Where Wonder Begins

Laying alone under the stars in a field of grass, it’s easy to be in the moment. To wonder over the beauty of it all. The smell of the air, and the taste of it. The sound of distant animals and human activity. The feel of the grass poking up through your socks.

If you understand the culture in which you live, you can also appreciate how amazing it is that you can lay outside, unprotected, without fear of being mauled by a mountain lion or attacked by a fellow human. The massive effort it took from generation to generation to clear that space for you, and to make it safe for stargazing, is worthy of awe, just like the sky. Effort invested throughout human history, from tools to agriculture to civilization to laws to advanced technologies, led to that one moment, in that field, under those stars.

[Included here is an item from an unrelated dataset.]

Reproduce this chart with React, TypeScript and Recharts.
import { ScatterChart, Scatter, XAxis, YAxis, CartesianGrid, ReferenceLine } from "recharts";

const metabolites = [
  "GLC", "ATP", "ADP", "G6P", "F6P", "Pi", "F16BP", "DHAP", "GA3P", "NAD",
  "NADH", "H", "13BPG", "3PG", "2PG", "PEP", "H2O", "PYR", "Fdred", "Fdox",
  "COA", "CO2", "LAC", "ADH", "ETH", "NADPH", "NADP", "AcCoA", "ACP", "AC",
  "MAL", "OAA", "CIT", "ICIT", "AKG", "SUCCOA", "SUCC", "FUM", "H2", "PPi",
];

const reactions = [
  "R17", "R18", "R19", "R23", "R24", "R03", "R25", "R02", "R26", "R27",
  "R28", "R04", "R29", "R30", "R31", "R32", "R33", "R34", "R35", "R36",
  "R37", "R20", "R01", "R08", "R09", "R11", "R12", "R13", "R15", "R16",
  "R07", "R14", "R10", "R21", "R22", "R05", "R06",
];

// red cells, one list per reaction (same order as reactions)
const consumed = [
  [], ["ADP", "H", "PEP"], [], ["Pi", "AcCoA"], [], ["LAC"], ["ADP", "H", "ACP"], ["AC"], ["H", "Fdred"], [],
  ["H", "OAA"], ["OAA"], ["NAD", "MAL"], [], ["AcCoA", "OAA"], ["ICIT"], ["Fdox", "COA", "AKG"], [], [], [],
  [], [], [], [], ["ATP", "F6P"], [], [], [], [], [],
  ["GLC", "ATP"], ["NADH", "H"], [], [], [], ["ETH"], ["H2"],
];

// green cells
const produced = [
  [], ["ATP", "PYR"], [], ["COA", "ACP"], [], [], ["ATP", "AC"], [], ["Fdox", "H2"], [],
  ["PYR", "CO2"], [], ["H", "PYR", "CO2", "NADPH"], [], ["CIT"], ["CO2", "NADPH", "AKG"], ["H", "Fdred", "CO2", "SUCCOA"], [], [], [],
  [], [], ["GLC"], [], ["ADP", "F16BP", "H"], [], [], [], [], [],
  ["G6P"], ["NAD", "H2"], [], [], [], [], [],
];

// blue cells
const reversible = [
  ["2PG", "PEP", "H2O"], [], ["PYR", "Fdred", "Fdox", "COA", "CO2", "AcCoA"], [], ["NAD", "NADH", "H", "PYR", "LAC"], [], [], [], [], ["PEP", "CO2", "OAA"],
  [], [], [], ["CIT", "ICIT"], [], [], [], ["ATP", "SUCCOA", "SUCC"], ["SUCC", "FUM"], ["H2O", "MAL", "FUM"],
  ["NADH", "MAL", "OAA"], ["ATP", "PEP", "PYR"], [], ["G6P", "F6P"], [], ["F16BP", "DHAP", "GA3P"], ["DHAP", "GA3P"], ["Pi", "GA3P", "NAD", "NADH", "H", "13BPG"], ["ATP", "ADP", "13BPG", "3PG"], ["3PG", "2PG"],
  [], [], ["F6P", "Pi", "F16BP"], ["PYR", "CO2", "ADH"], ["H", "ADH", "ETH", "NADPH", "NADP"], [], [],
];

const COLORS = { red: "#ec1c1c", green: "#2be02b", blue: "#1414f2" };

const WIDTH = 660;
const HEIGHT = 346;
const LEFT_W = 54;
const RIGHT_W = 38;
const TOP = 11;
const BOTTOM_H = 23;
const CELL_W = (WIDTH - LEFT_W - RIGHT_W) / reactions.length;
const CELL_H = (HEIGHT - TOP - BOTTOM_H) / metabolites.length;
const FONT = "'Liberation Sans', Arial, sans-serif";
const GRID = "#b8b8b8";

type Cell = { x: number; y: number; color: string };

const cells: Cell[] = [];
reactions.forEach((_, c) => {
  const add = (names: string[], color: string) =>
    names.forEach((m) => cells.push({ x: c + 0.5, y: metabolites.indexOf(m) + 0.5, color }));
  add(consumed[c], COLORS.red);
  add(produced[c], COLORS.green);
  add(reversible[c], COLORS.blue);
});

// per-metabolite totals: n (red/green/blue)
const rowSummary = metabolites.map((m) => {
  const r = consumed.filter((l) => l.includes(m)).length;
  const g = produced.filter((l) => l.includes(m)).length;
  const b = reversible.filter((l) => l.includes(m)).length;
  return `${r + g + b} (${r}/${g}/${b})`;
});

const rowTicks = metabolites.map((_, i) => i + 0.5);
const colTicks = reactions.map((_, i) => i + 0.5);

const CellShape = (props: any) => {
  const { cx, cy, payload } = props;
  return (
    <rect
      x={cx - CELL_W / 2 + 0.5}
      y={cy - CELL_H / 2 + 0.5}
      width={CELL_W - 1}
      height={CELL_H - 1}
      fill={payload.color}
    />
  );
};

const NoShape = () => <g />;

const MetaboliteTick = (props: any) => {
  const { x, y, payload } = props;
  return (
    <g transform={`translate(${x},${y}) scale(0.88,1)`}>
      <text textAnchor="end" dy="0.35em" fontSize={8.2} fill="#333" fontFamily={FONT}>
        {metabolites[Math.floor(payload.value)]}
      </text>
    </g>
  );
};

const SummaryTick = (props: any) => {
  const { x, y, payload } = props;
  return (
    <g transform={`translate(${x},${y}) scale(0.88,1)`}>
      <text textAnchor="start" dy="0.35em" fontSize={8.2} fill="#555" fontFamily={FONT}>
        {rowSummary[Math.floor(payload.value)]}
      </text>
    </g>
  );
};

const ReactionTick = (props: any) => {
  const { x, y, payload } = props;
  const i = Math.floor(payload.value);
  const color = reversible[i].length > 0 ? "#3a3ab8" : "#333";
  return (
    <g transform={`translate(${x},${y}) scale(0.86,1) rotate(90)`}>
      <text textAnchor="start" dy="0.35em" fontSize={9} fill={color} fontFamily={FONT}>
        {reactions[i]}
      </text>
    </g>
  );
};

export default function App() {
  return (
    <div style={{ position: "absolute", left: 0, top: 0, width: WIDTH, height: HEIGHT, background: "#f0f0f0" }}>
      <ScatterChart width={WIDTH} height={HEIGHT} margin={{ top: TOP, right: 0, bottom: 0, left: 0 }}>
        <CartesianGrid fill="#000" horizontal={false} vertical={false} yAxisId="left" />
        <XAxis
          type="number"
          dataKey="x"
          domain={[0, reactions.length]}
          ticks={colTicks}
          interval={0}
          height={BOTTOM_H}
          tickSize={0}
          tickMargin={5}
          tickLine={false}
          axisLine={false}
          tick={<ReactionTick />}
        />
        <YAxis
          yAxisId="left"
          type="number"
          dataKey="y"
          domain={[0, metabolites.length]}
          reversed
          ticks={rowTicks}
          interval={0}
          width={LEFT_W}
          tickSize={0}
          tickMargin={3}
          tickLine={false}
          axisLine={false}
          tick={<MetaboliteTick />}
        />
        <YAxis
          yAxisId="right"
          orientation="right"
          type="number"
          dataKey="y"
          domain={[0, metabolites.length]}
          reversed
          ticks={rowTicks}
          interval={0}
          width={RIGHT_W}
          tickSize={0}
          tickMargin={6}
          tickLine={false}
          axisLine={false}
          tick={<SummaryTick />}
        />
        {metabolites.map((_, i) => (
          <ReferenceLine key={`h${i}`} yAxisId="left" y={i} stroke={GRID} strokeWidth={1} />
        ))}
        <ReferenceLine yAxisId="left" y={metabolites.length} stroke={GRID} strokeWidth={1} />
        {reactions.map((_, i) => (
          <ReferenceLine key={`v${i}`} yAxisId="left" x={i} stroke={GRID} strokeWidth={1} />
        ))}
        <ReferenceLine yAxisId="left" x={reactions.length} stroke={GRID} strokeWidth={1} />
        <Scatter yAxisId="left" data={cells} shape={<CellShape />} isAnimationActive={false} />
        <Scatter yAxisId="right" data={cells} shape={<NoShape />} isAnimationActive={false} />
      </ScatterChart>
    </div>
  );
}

Step back further and the moment becomes even more impressive. If you understand the biological hopscotch that had to occur to develop organic cells, genetic building blocks, multi-celled organisms, life as we know it, and the long, plodding process that led to us, and the grass, and the mountain lions you don’t have to be afraid of, your moment intensifies in richness that much more.

If you understand geology and astronomy and all the other sciences and studies that help us understand the massive but infinitely complex world we live in and marvel over, each star becomes just one point in an amazing, utterly complex masterpiece. A moment in time becomes a work of art. Not because it’s all so mysterious, but because you’ve looked closer and learned to appreciate the brush strokes.

Knowledge is not where wonder ceases to exist. It’s where real wonder begins.

Update: February 26, 2017

I find the more I learn about more things, the more interesting and awe-inspiring the world becomes. I stare at bugs a lot more now than I used to, not just because I know more about bugs, but because I understand why, if they’re small enough, they can’t break the tension of the surface of a rain drop, and how their brains can be so small and yet result in such complex instinctual behavior.